Finnish idioms differ from English ones according to the culture. In the land of forests, you don’t stand around uselessly like a lemon, but sit like a mushroom (“istua kuin tatti”), and two people are not alike as two peas in a pod, but like two berries (“kuin kaksi marjaa”). Smell a rat in English? In Finnish, if something fishy (suspicious) is going on, a dog is buried (“Koira haudattuna”). But be careful in finding the source of the problem. Don’t just let sleeping dogs lie like in England. In the wild north, you should never wake a sleeping bear (“Älä herätä nukkuvaa karhua”).

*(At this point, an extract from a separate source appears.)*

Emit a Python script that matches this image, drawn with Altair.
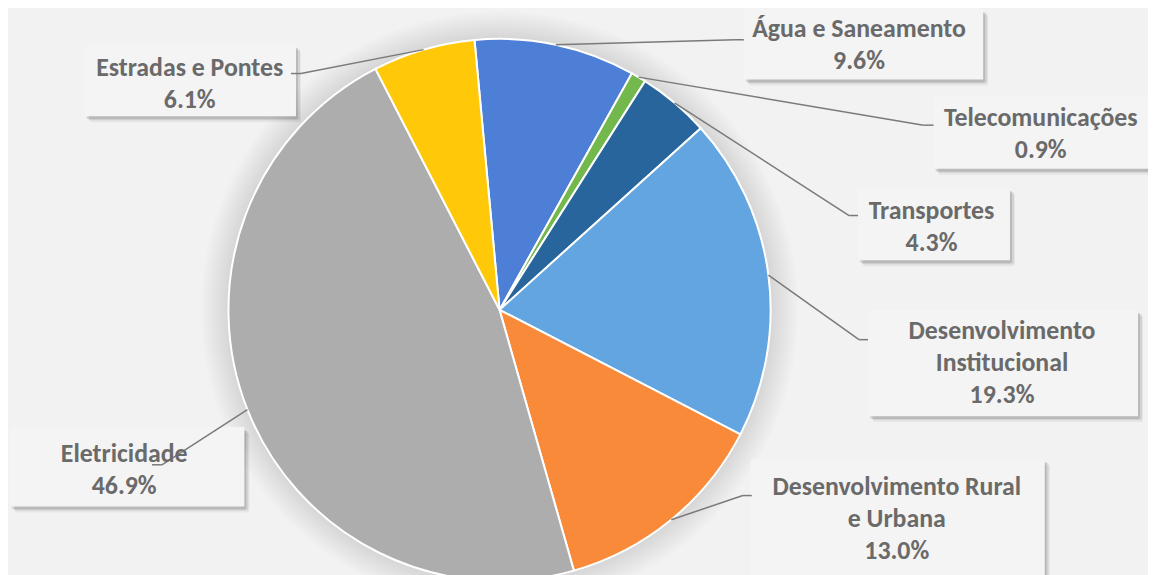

Want to save time? In the land where only insect life is strong enough to survive the winter, you don’t kill two birds with one stone, you get two flies with one hit (“Lyödä kaksi kärpästä yhdellä iskulla”).
But if you’ve got buns in the oven in Finnish, it doesn’t mean you’re expecting twins, it means you’re sitting pretty (doing well – “Hyvin on pullat uunissa, ei pala ei paistu”).
Some of these are in a bilingual series of Finnish-English idioms, with the literal and idiomatic translation and a picture for each; Se ei ole minun cup of tea. It’s great fun. Lots more come from this website. And don’t worry if you can’t remember all these sayings. No one is a blacksmith when they are born (“Ei kukaan ole seppä syntyessään”). In other words, Rome wasn’t built in a day; you can’t be expert at something without learning it first.